What I am also saying is that maybe just maybe it is time we as people of faith change our conversation about forgiveness meaning that for generations, we have taught, we have preached, we have made people feel bad for not being able to practice this idea that we should just forgive and forget. We have made people think that forgiveness, that reconciliation is as easy as ripping off a Band-Aid, that in order for us to have healing and wholeness, we don’t need to acknowledge the ways we have hurt others, we don’t need to acknowledge the ways we are hurt. All I’m saying is that for generations this way of understanding forgiveness hasn’t helped.

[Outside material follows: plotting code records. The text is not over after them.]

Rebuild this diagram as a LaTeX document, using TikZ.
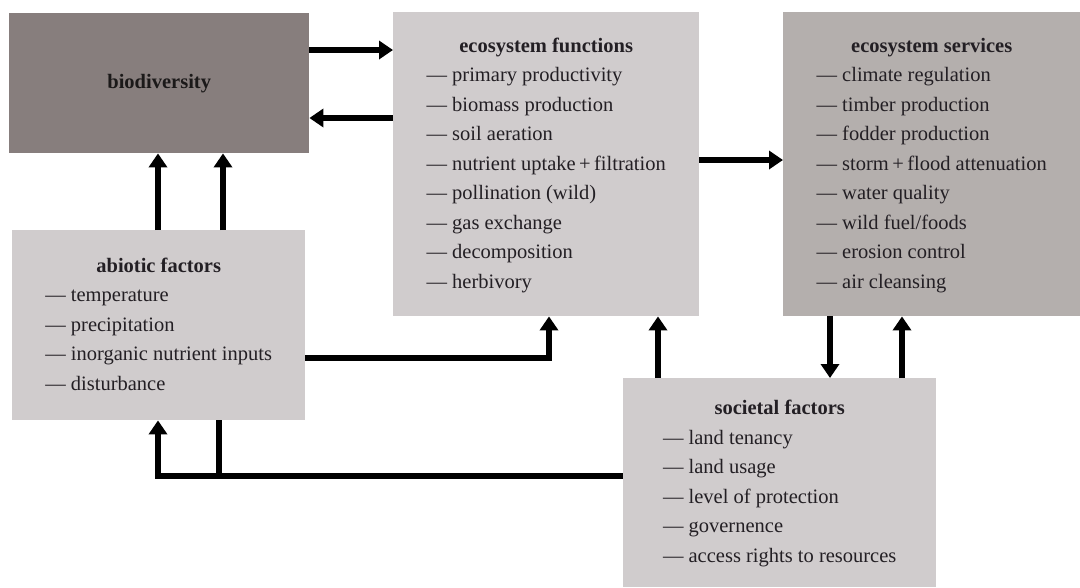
\documentclass[tikz,border=0pt]{standalone}
\usepackage{fontspec}
\setmainfont{Liberation Serif}
\usepackage{tikz}
\usetikzlibrary{arrows.meta,positioning}
\usetikzlibrary{calc}

\definecolor{biocol}{HTML}{877E7D}
\definecolor{boxcol}{HTML}{D0CCCD}
\definecolor{servcol}{HTML}{B4AFAD}
\definecolor{txtcol}{HTML}{231F24}

\tikzset{
  box/.style={rectangle, anchor=north west, inner sep=0pt, fill=boxcol,
    text=txtcol, font=\fontsize{20.5}{29.5}\selectfont},
  flow/.style={line width=6.5pt, -{Triangle[length=14pt,width=18pt]}},
  link/.style={line width=6.5pt}
}

\begin{document}
\begin{tikzpicture}[x=1pt,y=-1pt]
\useasboundingbox (0,0) rectangle (1080,587);
% boxes
\node[box, fill=biocol, text=black!80!biocol, minimum width=300pt, minimum height=140pt] (bio) at (9,13) {\textbf{biodiversity}};
\node[box, minimum width=306pt, minimum height=304pt] (func) at (393,12) {%
\begin{tabular}{@{}l@{}}
\multicolumn{1}{@{}c@{}}{\textbf{ecosystem functions}}\\
--- primary productivity\\
--- biomass production\\
--- soil aeration\\
--- nutrient uptake\,+\,filtration\\
--- pollination (wild)\\
--- gas exchange\\
--- decomposition\\
--- herbivory
\end{tabular}};
\node[box, fill=servcol, minimum width=297pt, minimum height=304pt] (serv) at (783,12) {%
\begin{tabular}{@{}l@{}}
\multicolumn{1}{@{}c@{}}{\textbf{ecosystem services}}\\
--- climate regulation\\
--- timber production\\
--- fodder production\\
--- storm\,+\,flood attenuation\\
--- water quality\\
--- wild fuel/foods\\
--- erosion control\\
--- air cleansing
\end{tabular}};
\node[box, minimum width=293pt, minimum height=190pt] (abio) at (12,230) {%
\begin{tabular}{@{}l@{}}
\multicolumn{1}{@{}c@{}}{\textbf{abiotic factors}}\\
--- temperature\\
--- precipitation\\
--- inorganic nutrient inputs\\
--- disturbance
\end{tabular}};
\node[box, minimum width=313pt, minimum height=209pt] (soc) at (623,378) {%
\begin{tabular}{@{}l@{}}
\multicolumn{1}{@{}c@{}}{\textbf{societal factors}}\\
--- land tenancy\\
--- land usage\\
--- level of protection\\
--- governence\\
--- access rights to resources
\end{tabular}};
% connectors
\draw[flow] (bio.east |- 0,50) -- (func.west |- 0,50);
\draw[flow] (func.west |- 0,118) -- (bio.east |- 0,118);
\draw[flow] (abio.north -| 158,0) -- (bio.south -| 158,0);
\draw[flow] (abio.north -| 223,0) -- (bio.south -| 223,0);
\draw[flow] (abio.east |- 0,358) -| (func.south -| 549,0);
\draw[flow] (func.east |- 0,160) -- (serv.west |- 0,160);
\draw[flow] (serv.south -| 830,0) -- (soc.north -| 830,0);
\draw[flow] (soc.north -| 902,0) -- (serv.south -| 902,0);
\draw[flow] (soc.north -| 658,0) -- (func.south -| 658,0);
\draw[flow] (soc.west |- 0,476) -| (abio.south -| 158,0);
\coordinate (junc) at (219,476);
\draw[link] (abio.south -| junc) -- (junc);
\end{tikzpicture}
\end{document}
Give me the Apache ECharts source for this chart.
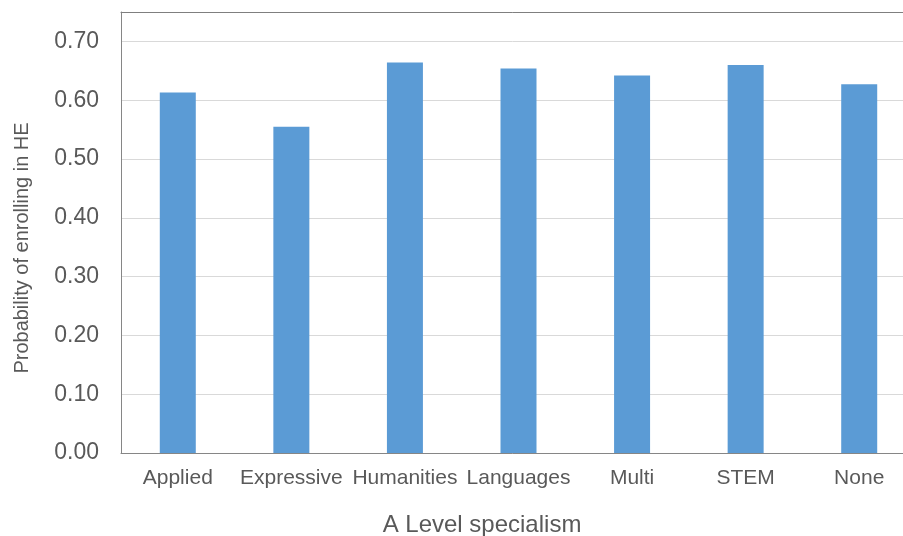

So maybe, just maybe it is time we invite this family to join us in our conversations about forgiveness, to invite this family to join us in our conversations about being in relationship with one another, about being in community with one another, knowing that they didn’t always get it right, but they at least had someone who understood what was possible when we do the hard work of reconciling with one another. Because maybe, just maybe it is a place to start, the realization that relationships are messy. Relationships are complicated. That there are no quick fixes when it comes to forgiveness, when it comes to reconciliation. That yes it is hard work but as people of faith, we know that God is there leading us through the process, that when we make mistakes and missteps, we hold to the promise that ultimately love will overcome any hurt and hate, we hold to the promise of the one who showed us what is possible when life giving, life transforming healing and wholeness abounds for all of God’s people.
As people of faith, we hold to the hope of God’s Beloved Community coming to fruition here on Earth, because our God, our God who is anything but ordinary, showed us, continues to show us the beauty, the humbling grace, the life giving power of what can happen when we as people of faith live out the promise of healing and wholeness in all we do and say. May it be so. Amen.